Making further research on the distribution of cloud hydrometer particles in the eastward-moving TPV category cloud clusters is essential to make deeper comprehension of microstructure of them (as shown in Figure 7), it revealed that the average effective radius of ice crystal particles for the TPV category cloud clusters is more than all categories of clouds under the climatic state within the main distribution level (6 km–12 km in the troposphere) in each key regions, and the average effective radius of ice crystal particles increases gradually during the eastward movement (Figure 7(a)). The variation of them is closely related to the enhanced convective precipitation properties and vertical development of cloud clusters. However, the average effective radius of water droplet particles for the TPV category cloud clusters is almost less than all categories of clouds under the climatological background state in each key regions, and the average effective radius of water droplet particles within the main distribution height interval for the TPV category cloud clusters decreases gradually, especially above the level of 3 km (Figure 7(b)), which is opposite to the ice crystal particles. As is known to all, the strengthening of vertical wind shear and updraft triggered by the convection is advantageous to the fragmentation of cloud droplets and thus disadvantageous to the increase of the average effective radius for cloud droplets during the eastward movement of TPV category. Guo et al. once pointed out the mechanism that the weather conditions affecting the variation of cloud microparticles is complex, mainly including the difference of the precipitation efficiency, the convection intensity, the topography effect, the water vapor transportation, and the interaction among them [26].

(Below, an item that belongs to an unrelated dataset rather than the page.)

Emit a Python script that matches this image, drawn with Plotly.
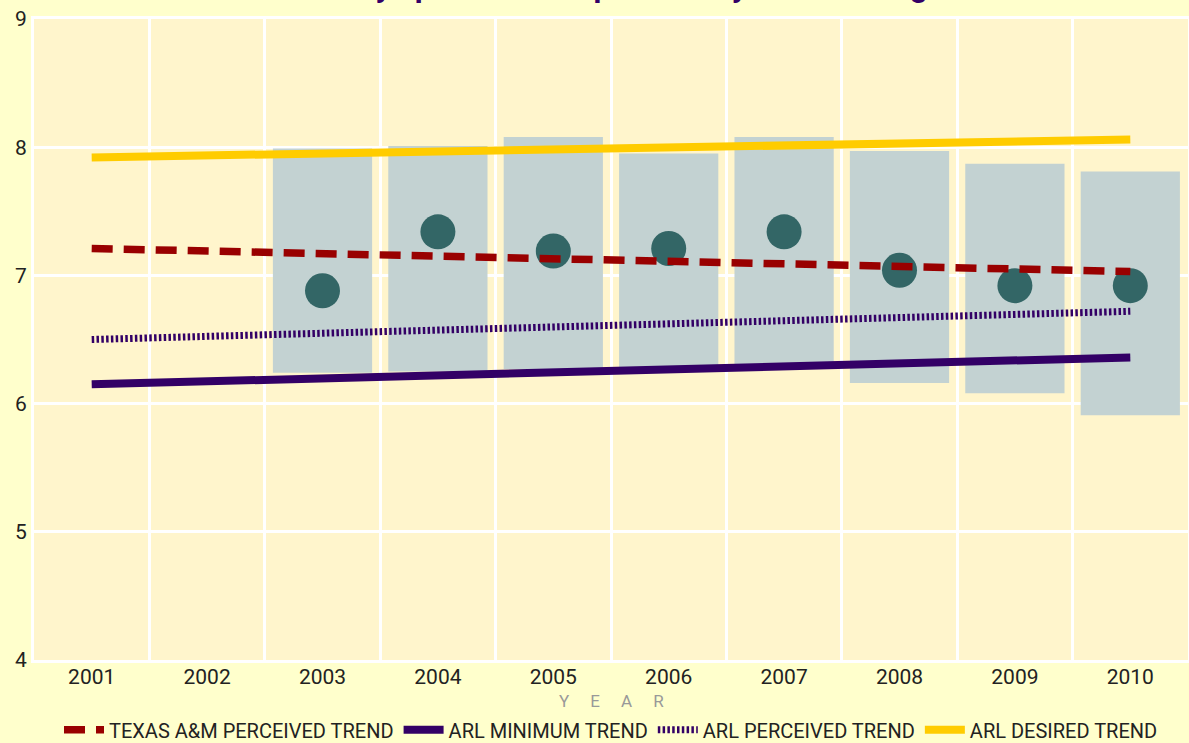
import plotly.graph_objects as go

years = ["2001", "2002", "2003", "2004", "2005", "2006", "2007", "2008", "2009", "2010"]

bar_years = ["2003", "2004", "2005", "2006", "2007", "2008", "2009", "2010"]
bar_low = [6.24, 6.25, 6.27, 6.28, 6.30, 6.16, 6.08, 5.91]
bar_high = [7.99, 8.01, 8.08, 7.95, 8.08, 7.97, 7.87, 7.81]
perceived_tamu = [6.88, 7.34, 7.19, 7.21, 7.34, 7.04, 6.92, 6.92]

trend_years = ["2001", "2010"]
tamu_trend = [7.21, 7.03]
arl_min_trend = [6.15, 6.36]
arl_perceived_trend = [6.50, 6.72]
arl_desired_trend = [7.92, 8.06]

title_text = "Library space that inspires study and learning"
y_ticks = [4, 5, 6, 7, 8, 9]

FONT = "Roboto, Open Sans, sans-serif"

fig = go.Figure()

fig.add_trace(go.Bar(
    x=bar_years,
    y=[h - l for h, l in zip(bar_high, bar_low)],
    base=bar_low,
    width=0.86,
    marker=dict(color="#C3D2D2", line=dict(width=0)),
    showlegend=False,
    hoverinfo="skip",
))

fig.add_trace(go.Scatter(
    x=bar_years, y=perceived_tamu, mode="markers",
    marker=dict(size=35, color="#336666", line=dict(width=0)),
    showlegend=False,
))

fig.add_trace(go.Scatter(
    x=trend_years, y=tamu_trend, mode="lines",
    name="TEXAS A&M PERCEIVED TREND",
    line=dict(color="#990000", width=7.5, dash="21px,11px"),
))
fig.add_trace(go.Scatter(
    x=trend_years, y=arl_min_trend, mode="lines",
    name="ARL MINIMUM TREND",
    line=dict(color="#330066", width=8),
))
fig.add_trace(go.Scatter(
    x=trend_years, y=arl_perceived_trend, mode="lines",
    name="ARL PERCEIVED TREND",
    line=dict(color="#330066", width=7, dash="2.5px,2.3px"),
))
fig.add_trace(go.Scatter(
    x=trend_years, y=arl_desired_trend, mode="lines",
    name="ARL DESIRED TREND",
    line=dict(color="#FFCC00", width=8),
))

fig.update_layout(
    width=1189, height=743,
    margin=dict(l=34, r=1, t=19, b=83, autoexpand=False),
    paper_bgcolor="#FFFFCC",
    plot_bgcolor="#FFF5CC",
    showlegend=True,
    legend=dict(
        orientation="h", x=0.5, xanchor="center", y=-0.109, yanchor="middle",
        font=dict(family=FONT, size=20, color="#222222"),
        bgcolor="rgba(0,0,0,0)", itemwidth=40,
    ),
    font=dict(family=FONT, color="#222222"),
)

fig.update_xaxes(
    type="category", categoryorder="array", categoryarray=years,
    range=[-0.5, 9.5], tickson="boundaries",
    showgrid=True, gridcolor="white", gridwidth=3,
    showline=True, linecolor="white", linewidth=3, mirror=True,
    ticks="", tickfont=dict(family=FONT, size=21, color="#222222"),
    ticklabeloverflow="allow", ticklabelstandoff=-4,
    zeroline=False,
)
fig.update_yaxes(
    range=[4, 9], tickvals=y_ticks,
    showgrid=True, gridcolor="white", gridwidth=3,
    showline=True, linecolor="white", linewidth=3, mirror=True,
    ticks="", tickfont=dict(family=FONT, size=21, color="#222222"),
    ticklabeloverflow="allow",
    zeroline=False,
)

fig.add_annotation(
    text="<b>" + title_text + "</b>",
    xref="paper", yref="paper", x=0.5, y=1.05, xanchor="center", yanchor="middle",
    showarrow=False, font=dict(family=FONT, size=31, color="#330066"),
)

sp = "\u00a0" * 5
fig.add_annotation(
    text=sp.join(list("YEAR")),
    xref="paper", yref="paper", x=0.5, y=-0.064, xanchor="center", yanchor="middle",
    showarrow=False, font=dict(family=FONT, size=17, color="#999999"),
)

fig.write_html(
    "out.html",
    config={"displayModeBar": False},
    post_script="document.body.style.margin='0';document.body.style.overflow='hidden';",
)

In brief, the statistical results of cloud hydrometer particles in both TPV category cloud clusters and all clouds under the climatological background state have some similarities likewise, but the former ones are more outstanding. It is connected to the macroscopic feature of clouds in microscopic perspective. The eastward-moving TPV category cloud clusters as a kind of a typical mesoscale convective system is clearly distinct from other clouds under the climatological background state in the precipitation efficiency and the convection intensity mentioned in Section 3.1. Considering that the variation of the cloud hydrometer and macroscopic cloud feature is closely correlated with each other, the precipitation efficiency, the convection intensity, and the topography effect are probably the dominated factor to affect the evolution of the TPV category cloud cluster, and thus it is essential to carry out more investigation on relationship among them.

3.3. Comparison between Different Types of TPV Category Cloud Clusters Based on Difference in Precipitation Intensity

The difference in the efficiency of transformation between the cloud hydrometers and rainwater is significant [27]. Therefore, it is necessary to make a contrast among different TPV accompanied with various precipitation intensities. And it will be contributive to reveal the inner connection between TPV category cloud clusters and precipitation efficiency.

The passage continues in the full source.